■ **Task to complete**
Your task is to give the listing below back word for word, pictures excluded.

__________

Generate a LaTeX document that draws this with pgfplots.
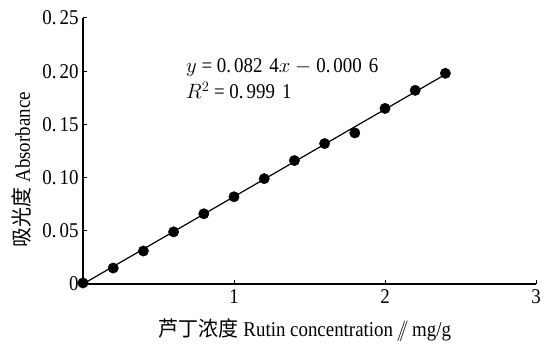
\documentclass[border=0pt]{standalone}
\usepackage{fontspec}
\setmainfont{Liberation Serif}[FakeStretch=0.9]
\newfontfamily\cjk{Noto Sans CJK SC}[FakeStretch=0.95]
\usepackage{pgfplots}
\pgfplotsset{compat=1.18}
\newcommand{\dg}{.\hspace{3pt}}
\begin{document}
\begin{tikzpicture}
\begin{axis}[
  at={(0,0)}, anchor=south west,
  scale only axis, width=453pt, height=266pt,
  xmin=0, xmax=3, ymin=0, ymax=0.25,
  axis lines=left, axis line style={-, line width=1.3pt},
  xtick={1,2,3}, ytick={0,0.05,0.1,0.15,0.2,0.25},
  yticklabels={0,{0\dg 05},{0\dg 10},{0\dg 15},{0\dg 20},{0\dg 25}},
  tick align=inside, major tick length=4pt,
  tick style={line width=1pt, black},
  tick label style={font=\fontsize{21}{23}\selectfont},
  /pgf/number format/assume math mode=true,
  xticklabel style={yshift=-2pt},
  yticklabel style={xshift=-1pt},
  xlabel={{\cjk 芦丁浓度} Rutin concentration\,$/\!\!/$\,mg/g},
  ylabel={{\cjk 吸光度} Absorbance},
  label style={font=\fontsize{21}{23}\selectfont},
  xlabel style={at={(axis description cs:0.49,0)}, anchor=north, yshift=-31pt},
  ylabel style={at={(axis description cs:0,0.43)}, anchor=south, yshift=48pt},
  clip=false,
]
\addplot[black, line width=1.2pt] coordinates {(0,0) (2.4,0.197)};
\addplot[only marks, mark=*, mark size=5.2pt, black] coordinates {
(0,0.001) (0.2,0.015) (0.4,0.031) (0.6,0.049) (0.8,0.066) (1.0,0.082)
(1.2,0.099) (1.4,0.116) (1.6,0.132) (1.8,0.142) (2.0,0.165) (2.2,0.182) (2.4,0.198)};
\node[anchor=west, font=\fontsize{21}{23}\selectfont, align=left] at (axis cs:0.66,0.203) {$y$ = 0\dg 082\hspace{7pt}4$x$ $-$\hspace{5pt}0\dg 000\hspace{7pt}6};
\node[anchor=west, font=\fontsize{21}{23}\selectfont, align=left] at (axis cs:0.66,0.182) {$R^{2}$ = 0\dg 999\hspace{7pt}1};
\end{axis}
\useasboundingbox (-83pt,-64pt) rectangle (470pt,284pt);
\end{tikzpicture}
\end{document}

__________

■ **Response**
Generate a LaTeX document that draws this with pgfplots.
\documentclass[border=0pt]{standalone}
\usepackage{fontspec}
\setmainfont{Liberation Serif}[FakeStretch=0.9]
\newfontfamily\cjk{Noto Sans CJK SC}[FakeStretch=0.95]
\usepackage{pgfplots}
\pgfplotsset{compat=1.18}
\newcommand{\dg}{.\hspace{3pt}}
\begin{document}
\begin{tikzpicture}
\begin{axis}[
  at={(0,0)}, anchor=south west,
  scale only axis, width=453pt, height=266pt,
  xmin=0, xmax=3, ymin=0, ymax=0.25,
  axis lines=left, axis line style={-, line width=1.3pt},
  xtick={1,2,3}, ytick={0,0.05,0.1,0.15,0.2,0.25},
  yticklabels={0,{0\dg 05},{0\dg 10},{0\dg 15},{0\dg 20},{0\dg 25}},
  tick align=inside, major tick length=4pt,
  tick style={line width=1pt, black},
  tick label style={font=\fontsize{21}{23}\selectfont},
  /pgf/number format/assume math mode=true,
  xticklabel style={yshift=-2pt},
  yticklabel style={xshift=-1pt},
  xlabel={{\cjk 芦丁浓度} Rutin concentration\,$/\!\!/$\,mg/g},
  ylabel={{\cjk 吸光度} Absorbance},
  label style={font=\fontsize{21}{23}\selectfont},
  xlabel style={at={(axis description cs:0.49,0)}, anchor=north, yshift=-31pt},
  ylabel style={at={(axis description cs:0,0.43)}, anchor=south, yshift=48pt},
  clip=false,
]
\addplot[black, line width=1.2pt] coordinates {(0,0) (2.4,0.197)};
\addplot[only marks, mark=*, mark size=5.2pt, black] coordinates {
(0,0.001) (0.2,0.015) (0.4,0.031) (0.6,0.049) (0.8,0.066) (1.0,0.082)
(1.2,0.099) (1.4,0.116) (1.6,0.132) (1.8,0.142) (2.0,0.165) (2.2,0.182) (2.4,0.198)};
\node[anchor=west, font=\fontsize{21}{23}\selectfont, align=left] at (axis cs:0.66,0.203) {$y$ = 0\dg 082\hspace{7pt}4$x$ $-$\hspace{5pt}0\dg 000\hspace{7pt}6};
\node[anchor=west, font=\fontsize{21}{23}\selectfont, align=left] at (axis cs:0.66,0.182) {$R^{2}$ = 0\dg 999\hspace{7pt}1};
\end{axis}
\useasboundingbox (-83pt,-64pt) rectangle (470pt,284pt);
\end{tikzpicture}
\end{document}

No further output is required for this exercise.